The company has transformed aggressively over the last few years.

FY20 was about digital transformation.
FY21 was about IPO money.
FY22 was about rebranding from Angel Broking to Angel One.
FY23 was about super apps and mutual funds.
FY24 was about wealth and asset management.
FY25 was about deeper product penetration.
FY26 was about AI, brand visibility and IPL sponsorships.

The results are visible.

Client base rose from 1.8 million in FY20 to 37.4 million in FY26.
Gross revenue rose from ₹700 crore in FY20 to over ₹5,100 crore in FY26.

But the problem is that growth is becoming harder.

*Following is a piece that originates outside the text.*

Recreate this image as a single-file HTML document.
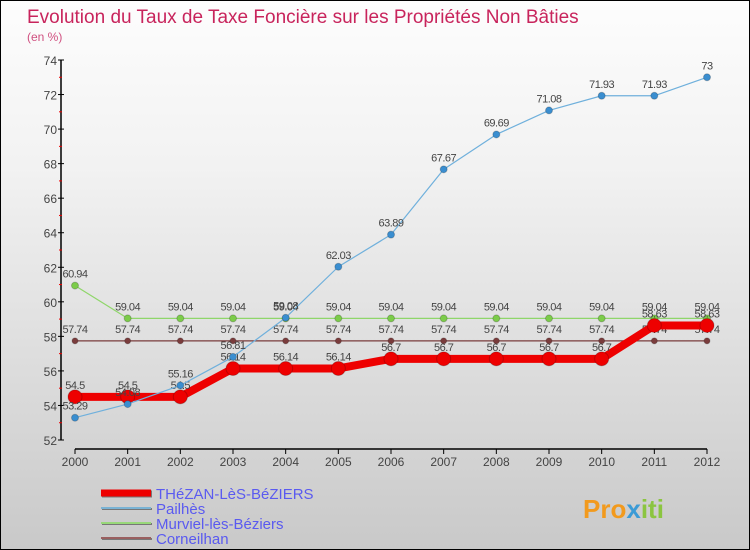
<!DOCTYPE html>
<html><head><meta charset="utf-8"><style>
body{margin:0;}
#c{position:relative;width:748px;height:548px;border:1px solid #000;background:linear-gradient(#fdfdfd,#f2f2f2 30%,#c9c9c9);overflow:hidden;font-family:"Liberation Sans",sans-serif;}
svg text{font-family:"Liberation Sans",sans-serif;}
</style></head><body>
<div id="c">
<svg id="s" width="748" height="548" xmlns="http://www.w3.org/2000/svg">
<text x="26" y="22" font-size="19" fill="#c8245c">Evolution du Taux de Taxe Foncière sur les Propriétés Non Bâties</text>
<text x="26" y="40" font-size="12" fill="#d05080">(en %)</text>
<g id="axes"></g><g id="series"></g><g id="legend"></g>
<text x="582" y="517" font-size="26" font-weight="bold" fill="#f29a1d">Pro<tspan fill="#3b9bd6">x</tspan><tspan fill="#8bc540">iti</tspan></text>
</svg>
</div>
<script>
const years=[2000,2001,2002,2003,2004,2005,2006,2007,2008,2009,2010,2011,2012];
const yTicks=[52,54,56,58,60,62,64,66,68,70,72,74];
const thezan=[54.5,54.5,54.5,56.14,56.14,56.14,56.7,56.7,56.7,56.7,56.7,58.63,58.63];
const pailhes=[53.29,54.08,55.16,56.81,59.08,62.03,63.89,67.67,69.69,71.08,71.93,71.93,73];
const murviel=[60.94,59.04,59.04,59.04,59.04,59.04,59.04,59.04,59.04,59.04,59.04,59.04,59.04];
const corneilhan=[57.74,57.74,57.74,57.74,57.74,57.74,57.74,57.74,57.74,57.74,57.74,57.74,57.74];
const seriesNames=["THéZAN-LèS-BéZIERS","Pailhès","Murviel-lès-Béziers","Corneilhan"];
const NS="http://www.w3.org/2000/svg";
const X=i=>74+i*(632/12);
const Y=v=>439-(v-52)*(380/22);
function mk(tag,attrs,parent,text){const e=document.createElementNS(NS,tag);for(const k in attrs)e.setAttribute(k,attrs[k]);if(text!==undefined)e.textContent=text;parent.appendChild(e);return e;}
const ax=document.getElementById('axes');
let a=mk('line',{x1:60,y1:Y(74),x2:60,y2:Y(52),stroke:'#000','stroke-width':1.5},ax);

a=mk('line',{x1:X(0),y1:448,x2:X(12),y2:448,stroke:'#000','stroke-width':1.5},ax);

yTicks.forEach(v=>{mk('line',{x1:57,y1:Y(v),x2:63,y2:Y(v),stroke:'#000'},ax);
 if(v<74)mk('line',{x1:58,y1:Y(v+1),x2:61,y2:Y(v+1),stroke:'#e00'},ax);
 const t=mk('text',{x:56,y:Y(v)+5,'font-size':12,fill:'#444','text-anchor':'end'},ax,v);
 });
years.forEach((y,i)=>{mk('line',{x1:X(i),y1:448,x2:X(i),y2:453,stroke:'#000'},ax);
 const t=mk('text',{x:X(i),y:465,'font-size':12,fill:'#444','text-anchor':'middle'},ax,y);
 });
const sg=document.getElementById('series');
function draw(vals,color,w,r,dot,name){
 const g=mk('g',{},sg);
 
 mk('polyline',{points:vals.map((v,i)=>X(i)+','+Y(v)).join(' '),fill:'none',stroke:color,'stroke-width':w,'stroke-linejoin':'round'},g);
 vals.forEach((v,i)=>{const c=mk('circle',{cx:X(i),cy:Y(v),r:r,fill:dot,stroke:'rgba(0,0,0,0.2)'},g);
  
  const t=mk('text',{x:X(i),y:Y(v)-8,'font-size':11,fill:'#444','text-anchor':'middle','letter-spacing':'-0.5'},g,String(v));
  });
}
draw(corneilhan,'#7a3c3c',1.2,3,'#7a3c3c','series-corneilhan');
draw(murviel,'#8fd66a',1.2,3.5,'#7ccc4a','series-murviel');
draw(thezan,'#ee0000',8,7,'#ee0000','series-thezan');
draw(pailhes,'#6fb0dc',1.2,3.5,'#3a8ed0','series-pailhes');
const lg=document.getElementById('legend');
const lc=['#ee0000','#7ab3d4','#98d879','#9a6060'],lw=[7,2,2,2];
seriesNames.forEach((n,i)=>{const g=mk('g',{},lg);
 
 const y=492+i*15;
 mk('line',{x1:101,y1:y+1,x2:151,y2:y+1,stroke:'#777','stroke-width':lw[i]},g);
 mk('line',{x1:100,y1:y,x2:150,y2:y,stroke:lc[i],'stroke-width':lw[i]},g);
 mk('text',{x:155,y:y+6,'font-size':15,fill:'#5a5af0'},g,n);});
</script>
</body></html>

Brokerage income still contributes nearly 60% of total revenue. Of that, a huge chunk still comes from F&O trading. In Q4 FY26, F&O alone contributed 47% of broking revenue.

That is both good and dangerous.

Good because F&O traders are hyperactive and generate a ridiculous amount of order flow.

Dangerous because regulators now think retail investors are treating F&O like a casino.

Angel One itself admitted that new F&O regulations hurt market activity in FY25 and FY26. Management described Q3 FY26 as an “early recovery phase” where activity started normalising.

The company is responding by building new revenue streams.

Interest income now contributes 31% of Q4 FY26 revenue versus 18% in earlier periods.
Distribution income is growing.
Wealth AUM has crossed ₹10,080 crore.
AMC AUM is now ₹360 crore.
Credit disbursals touched ₹610 crore in Q4 FY26.

The company wants to become less dependent on brokerage and more dependent on recurring, annuity-style income.

That sounds great on paper.

But can it actually pull it off?

3. Business Model – WTF Do They Even Do?

Angel One makes money in multiple ways.

First is broking.

This is the classic business. People buy and sell shares, options, commodities, currencies, and Angel One earns brokerage fees.

Second is margin funding.

Suppose a trader has ₹20 and wants to buy ₹100 worth of shares. Angel One lends the remaining amount and earns interest. This has become a major business. Average client funding book rose from ₹14.8 billion in FY23 to ₹36.5 billion in FY25 and reached ₹58.5 billion by Q4 FY26.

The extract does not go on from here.